The Mobility in Harmony Consortium (MIH Consortium) is an organization led by Foxconn to operate the MIH Open EV Alliance, which promotes an eponymous electric vehicle development platform featuring open standards.

== History ==
The MIH Consortium was created in 2020 by Foxconn to develop and promote a set of open standards for electric vehicles. By fostering partnerships to create reference designs, the MIH Consortium states it intends to shorten development cycles for electric vehicles, autonomous driving, and mobility service software.

In July 2022 the consortium had 2,407 members from 65 countries.
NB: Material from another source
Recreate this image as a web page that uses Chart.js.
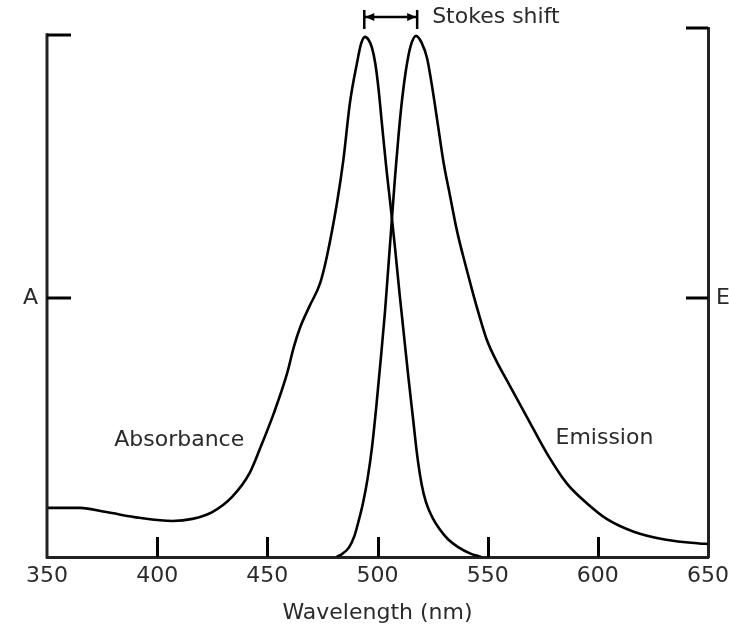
<!DOCTYPE html>
<html>
<head>
<meta charset="utf-8">
<script src="https://cdn.jsdelivr.net/npm/chart.js@4/dist/chart.umd.min.js"></script>
<style>
  html, body { margin: 0; padding: 0; background: #fff; }
  #wrap { width: 729px; height: 628px; }
</style>
</head>
<body>
<div id="wrap"><canvas id="spectrum" width="729" height="628"></canvas></div>
<script>
// wavelength axis (nm)
const xTicks = [350, 400, 450, 500, 550, 600, 650];

// absorbance curve, normalised to its peak
const absWavelength = [350, 365, 377, 392, 407, 416, 425, 434, 442, 447, 453, 459, 462, 465, 469, 474, 477, 481.6, 484.5, 487.5, 490.7, 492.5, 494.3, 496, 497.5, 499, 500.5, 502, 504, 506, 508, 510, 512, 514, 516, 518, 520, 522, 525, 528.4, 532, 536.6, 542, 547];
const absValue = [0.094, 0.094, 0.086, 0.075, 0.069, 0.073, 0.086, 0.115, 0.161, 0.211, 0.276, 0.352, 0.402, 0.441, 0.479, 0.525, 0.575, 0.678, 0.760, 0.870, 0.946, 0.982, 0.996, 0.990, 0.975, 0.945, 0.895, 0.830, 0.745, 0.670, 0.590, 0.505, 0.425, 0.345, 0.270, 0.195, 0.140, 0.105, 0.075, 0.052, 0.034, 0.019, 0.007, 0];

// emission curve, normalised to its peak
const emWavelength = [481.5, 484, 487, 489.5, 491.5, 493.5, 495.5, 497.5, 499.5, 501.5, 503.4, 505, 506.5, 508, 509.5, 511, 513, 515, 517.5, 520, 522.5, 525, 527.5, 530, 533, 536, 540.5, 543, 546, 549.6, 554, 558.6, 567.7, 576.8, 585.9, 595, 604, 616, 631, 646, 650];
const emValue = [0, 0.006, 0.018, 0.040, 0.070, 0.105, 0.150, 0.210, 0.290, 0.380, 0.470, 0.560, 0.645, 0.730, 0.805, 0.870, 0.935, 0.978, 0.998, 0.985, 0.955, 0.895, 0.825, 0.755, 0.690, 0.626, 0.550, 0.510, 0.465, 0.416, 0.375, 0.339, 0.269, 0.199, 0.141, 0.103, 0.073, 0.049, 0.033, 0.026, 0.025];

const leftAxisLabel = "A";
const rightAxisLabel = "E";
const midTick = 0.496;
const leftTicks = [1.0, midTick];
const rightTicks = [1.013, midTick];
const absPeak = 494;
const emPeak = 518;
const curveLabels = [
  { text: "Absorbance", nm: 410, value: 0.224 },
  { text: "Emission", nm: 603, value: 0.228 },
];

const FONT = "'DejaVu Sans', sans-serif";
const TEXT = "#2a2a2a";
const AXIS = "#222";

// axis decorations: left spine, inward ticks
const axisDecor = {
  id: "axisDecor",
  afterDraw(chart) {
    const { ctx, chartArea } = chart;
    const { x, y, y2 } = chart.scales;
    ctx.save();
    ctx.lineWidth = 3;
    ctx.strokeStyle = AXIS;
    ctx.beginPath();
    ctx.moveTo(chartArea.left, y.getPixelForValue(1.0) - 1.5);
    ctx.lineTo(chartArea.left, chartArea.bottom + 1.5);
    ctx.stroke();

    ctx.strokeStyle = "#000";
    ctx.beginPath();
    xTicks.slice(1, -1).forEach((v) => {
      const px = Math.round(x.getPixelForValue(v)) + 0.5;
      ctx.moveTo(px, chartArea.bottom);
      ctx.lineTo(px, chartArea.bottom - 20);
    });
    leftTicks.forEach((v) => {
      const py = Math.round(y.getPixelForValue(v));
      ctx.moveTo(chartArea.left, py);
      ctx.lineTo(chartArea.left + 24, py);
    });
    rightTicks.forEach((v) => {
      const py = Math.round(y2.getPixelForValue(v));
      ctx.moveTo(chartArea.right, py);
      ctx.lineTo(chartArea.right - 22, py);
    });
    ctx.stroke();
    ctx.restore();
  },
};

// the bracket between the two peaks and the curve names
const annotations = {
  id: "annotations",
  afterDraw(chart) {
    const { ctx } = chart;
    const { x, y } = chart.scales;
    const x1 = x.getPixelForValue(absPeak);
    const x2 = x.getPixelForValue(emPeak);
    const top = 10, bot = 29, mid = 17;
    ctx.save();
    ctx.strokeStyle = "#000";
    ctx.fillStyle = "#000";
    ctx.lineWidth = 2.5;
    ctx.beginPath();
    ctx.moveTo(x1, top); ctx.lineTo(x1, bot);
    ctx.moveTo(x2, top); ctx.lineTo(x2, bot);
    ctx.moveTo(x1, mid); ctx.lineTo(x2, mid);
    ctx.stroke();
    ctx.beginPath();
    ctx.moveTo(x1 + 1, mid); ctx.lineTo(x1 + 10, mid - 4); ctx.lineTo(x1 + 10, mid + 4); ctx.closePath();
    ctx.moveTo(x2 - 1, mid); ctx.lineTo(x2 - 10, mid - 4); ctx.lineTo(x2 - 10, mid + 4); ctx.closePath();
    ctx.fill();

    ctx.fillStyle = TEXT;
    ctx.font = "22px " + FONT;
    ctx.textBaseline = "middle";
    ctx.textAlign = "left";
    ctx.fillText("Stokes shift", x2 + 15, mid);
    ctx.textAlign = "center";
    curveLabels.forEach((l) => {
      ctx.fillText(l.text, x.getPixelForValue(l.nm), y.getPixelForValue(l.value));
    });
    ctx.restore();
  },
};

const toPoints = (xs, ys) => xs.map((v, i) => ({ x: v, y: ys[i] }));

new Chart(document.getElementById("spectrum").getContext("2d"), {
  type: "line",
  data: {
    datasets: [
      {
        label: "Absorbance",
        data: toPoints(absWavelength, absValue),
        borderColor: "#000",
        borderWidth: 2.6,
        pointRadius: 0,
        cubicInterpolationMode: "monotone",
        fill: false,
        yAxisID: "y",
      },
      {
        label: "Emission",
        data: toPoints(emWavelength, emValue),
        borderColor: "#000",
        borderWidth: 2.6,
        pointRadius: 0,
        cubicInterpolationMode: "monotone",
        fill: false,
        yAxisID: "y2",
      },
    ],
  },
  options: {
    responsive: false,
    animation: false,
    layout: { padding: { top: 28, left: 0, right: 0, bottom: 0 } },
    plugins: { legend: { display: false }, tooltip: { enabled: false } },
    scales: {
      x: {
        type: "linear",
        min: 350,
        max: 650,
        afterBuildTicks: (s) => { s.ticks = xTicks.map((v) => ({ value: v })); },
        afterFit: (s) => { s.height = 71; s.paddingLeft = 0; s.paddingRight = 0; },
        grid: { display: true, drawOnChartArea: false, drawTicks: false },
        border: { display: true, color: AXIS, width: 3 },
        ticks: { padding: 6, color: TEXT, font: { family: FONT, size: 22 }, maxRotation: 0, autoSkip: false },
        title: { display: true, text: "Wavelength (nm)", color: TEXT, font: { family: FONT, size: 22 }, padding: { top: 0, bottom: 2 } },
      },
      y: {
        position: "left",
        min: 0,
        max: 1.013,
        afterBuildTicks: (s) => { s.ticks = [{ value: midTick }]; },
        afterFit: (s) => { s.width = 47; s.paddingTop = 0; s.paddingBottom = 0; },
        grid: { display: true, drawOnChartArea: false, drawTicks: false },
        border: { display: false },
        ticks: { callback: () => leftAxisLabel, padding: 9, color: TEXT, font: { family: FONT, size: 22 } },
      },
      y2: {
        position: "right",
        min: 0,
        max: 1.013,
        afterBuildTicks: (s) => { s.ticks = [{ value: midTick }]; },
        afterFit: (s) => { s.width = 21; s.paddingTop = 0; s.paddingBottom = 0; },
        grid: { display: true, drawOnChartArea: false, drawTicks: false },
        border: { display: true, color: AXIS, width: 3 },
        ticks: { callback: () => rightAxisLabel, padding: 8, color: TEXT, font: { family: FONT, size: 22 } },
      },
    },
  },
  plugins: [axisDecor, annotations],
});
</script>
</body>
</html>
CEO Jack Cheng stated in August 2023 that MIH was seeking a factory site in India or Thailand for production of the small Project X car. After licensing Project X to M Mobility in October 2023, Cheng became the CEO of M Mobility and Jun Seki was appointed to replace him at MIH, starting in April 2024.

== Members ==

- Autocrypt
- Foxconn
- Karma Automotive
- Lordstown Motors
- Mazibuko Motor Company
- Microsoft
- Tata Technologies
- PTT Public Company Limited
- TECO Electric and Machinery
- TomTom
- Yulon

== Products ==
=== Open EV Software Platform ===
The Open EV Software Platform was developed by MIH, Arm Ltd, Microsoft, and Trend Micro.

=== Project X ===
Project X was announced in 2022 as a modular urban vehicle. At the 2023 Japan Mobility Show, MIH displayed the Project X concept, a small, three-seat battery electric vehicle for urban use. It uses two swappable battery packs designed by Gogoro for that company's electric scooters. A six-seat version is scheduled to be shown in 2024, and a nine-seat version will follow in 2025. Ultimately, the Project X vehicles are intended to serve as a reference design base for further customization by fleet operators.

The hardware and software platforms for Project X were licensed to the startup M Mobility in October 2023. MIH Consortium will assist M Mobility in developing the vehicle, but MIH Consortium retains the supply chain. The primary investor in M Mobility is Tech Mahindra; M Mobility is developing a vehicle for markets in Japan, India, and Thailand.